• Exercise directions: Transcribe all of the material exactly.

• Recorded data:
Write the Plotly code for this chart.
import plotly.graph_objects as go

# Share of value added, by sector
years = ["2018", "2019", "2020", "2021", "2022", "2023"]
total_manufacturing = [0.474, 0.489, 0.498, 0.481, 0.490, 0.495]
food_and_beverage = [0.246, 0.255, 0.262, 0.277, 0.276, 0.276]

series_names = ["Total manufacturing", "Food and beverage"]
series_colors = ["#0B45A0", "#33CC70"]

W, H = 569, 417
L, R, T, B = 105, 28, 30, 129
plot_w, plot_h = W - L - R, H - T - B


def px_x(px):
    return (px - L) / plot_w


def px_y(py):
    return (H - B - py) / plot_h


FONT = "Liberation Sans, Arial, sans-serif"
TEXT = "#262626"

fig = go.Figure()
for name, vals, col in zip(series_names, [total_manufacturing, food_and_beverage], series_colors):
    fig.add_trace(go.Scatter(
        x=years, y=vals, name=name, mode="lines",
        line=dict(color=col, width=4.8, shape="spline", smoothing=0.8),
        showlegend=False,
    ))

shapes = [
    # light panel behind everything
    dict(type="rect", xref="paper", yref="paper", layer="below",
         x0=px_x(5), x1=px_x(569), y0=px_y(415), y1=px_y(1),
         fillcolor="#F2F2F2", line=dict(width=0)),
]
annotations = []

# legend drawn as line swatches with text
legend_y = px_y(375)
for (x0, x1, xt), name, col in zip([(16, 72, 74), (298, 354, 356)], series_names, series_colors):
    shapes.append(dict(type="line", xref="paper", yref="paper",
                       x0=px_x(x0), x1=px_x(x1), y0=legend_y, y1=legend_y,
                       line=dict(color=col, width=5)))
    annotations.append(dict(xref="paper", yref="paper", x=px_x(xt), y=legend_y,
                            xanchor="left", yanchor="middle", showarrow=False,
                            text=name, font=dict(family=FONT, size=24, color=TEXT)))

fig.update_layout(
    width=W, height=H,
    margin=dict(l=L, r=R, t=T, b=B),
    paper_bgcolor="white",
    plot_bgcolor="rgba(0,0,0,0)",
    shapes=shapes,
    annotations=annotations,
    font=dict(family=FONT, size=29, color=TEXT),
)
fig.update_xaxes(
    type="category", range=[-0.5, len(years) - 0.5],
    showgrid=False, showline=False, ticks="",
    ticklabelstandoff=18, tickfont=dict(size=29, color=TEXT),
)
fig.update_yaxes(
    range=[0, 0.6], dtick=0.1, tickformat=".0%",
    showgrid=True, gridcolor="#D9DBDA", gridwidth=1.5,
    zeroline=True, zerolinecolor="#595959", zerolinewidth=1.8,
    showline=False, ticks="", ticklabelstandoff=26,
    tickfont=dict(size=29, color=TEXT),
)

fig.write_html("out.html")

• Task answer:
Write the Plotly code for this chart.
import plotly.graph_objects as go

# Share of value added, by sector
years = ["2018", "2019", "2020", "2021", "2022", "2023"]
total_manufacturing = [0.474, 0.489, 0.498, 0.481, 0.490, 0.495]
food_and_beverage = [0.246, 0.255, 0.262, 0.277, 0.276, 0.276]

series_names = ["Total manufacturing", "Food and beverage"]
series_colors = ["#0B45A0", "#33CC70"]

W, H = 569, 417
L, R, T, B = 105, 28, 30, 129
plot_w, plot_h = W - L - R, H - T - B


def px_x(px):
    return (px - L) / plot_w


def px_y(py):
    return (H - B - py) / plot_h


FONT = "Liberation Sans, Arial, sans-serif"
TEXT = "#262626"

fig = go.Figure()
for name, vals, col in zip(series_names, [total_manufacturing, food_and_beverage], series_colors):
    fig.add_trace(go.Scatter(
        x=years, y=vals, name=name, mode="lines",
        line=dict(color=col, width=4.8, shape="spline", smoothing=0.8),
        showlegend=False,
    ))

shapes = [
    # light panel behind everything
    dict(type="rect", xref="paper", yref="paper", layer="below",
         x0=px_x(5), x1=px_x(569), y0=px_y(415), y1=px_y(1),
         fillcolor="#F2F2F2", line=dict(width=0)),
]
annotations = []

# legend drawn as line swatches with text
legend_y = px_y(375)
for (x0, x1, xt), name, col in zip([(16, 72, 74), (298, 354, 356)], series_names, series_colors):
    shapes.append(dict(type="line", xref="paper", yref="paper",
                       x0=px_x(x0), x1=px_x(x1), y0=legend_y, y1=legend_y,
                       line=dict(color=col, width=5)))
    annotations.append(dict(xref="paper", yref="paper", x=px_x(xt), y=legend_y,
                            xanchor="left", yanchor="middle", showarrow=False,
                            text=name, font=dict(family=FONT, size=24, color=TEXT)))

fig.update_layout(
    width=W, height=H,
    margin=dict(l=L, r=R, t=T, b=B),
    paper_bgcolor="white",
    plot_bgcolor="rgba(0,0,0,0)",
    shapes=shapes,
    annotations=annotations,
    font=dict(family=FONT, size=29, color=TEXT),
)
fig.update_xaxes(
    type="category", range=[-0.5, len(years) - 0.5],
    showgrid=False, showline=False, ticks="",
    ticklabelstandoff=18, tickfont=dict(size=29, color=TEXT),
)
fig.update_yaxes(
    range=[0, 0.6], dtick=0.1, tickformat=".0%",
    showgrid=True, gridcolor="#D9DBDA", gridwidth=1.5,
    zeroline=True, zerolinecolor="#595959", zerolinewidth=1.8,
    showline=False, ticks="", ticklabelstandoff=26,
    tickfont=dict(size=29, color=TEXT),
)

fig.write_html("out.html")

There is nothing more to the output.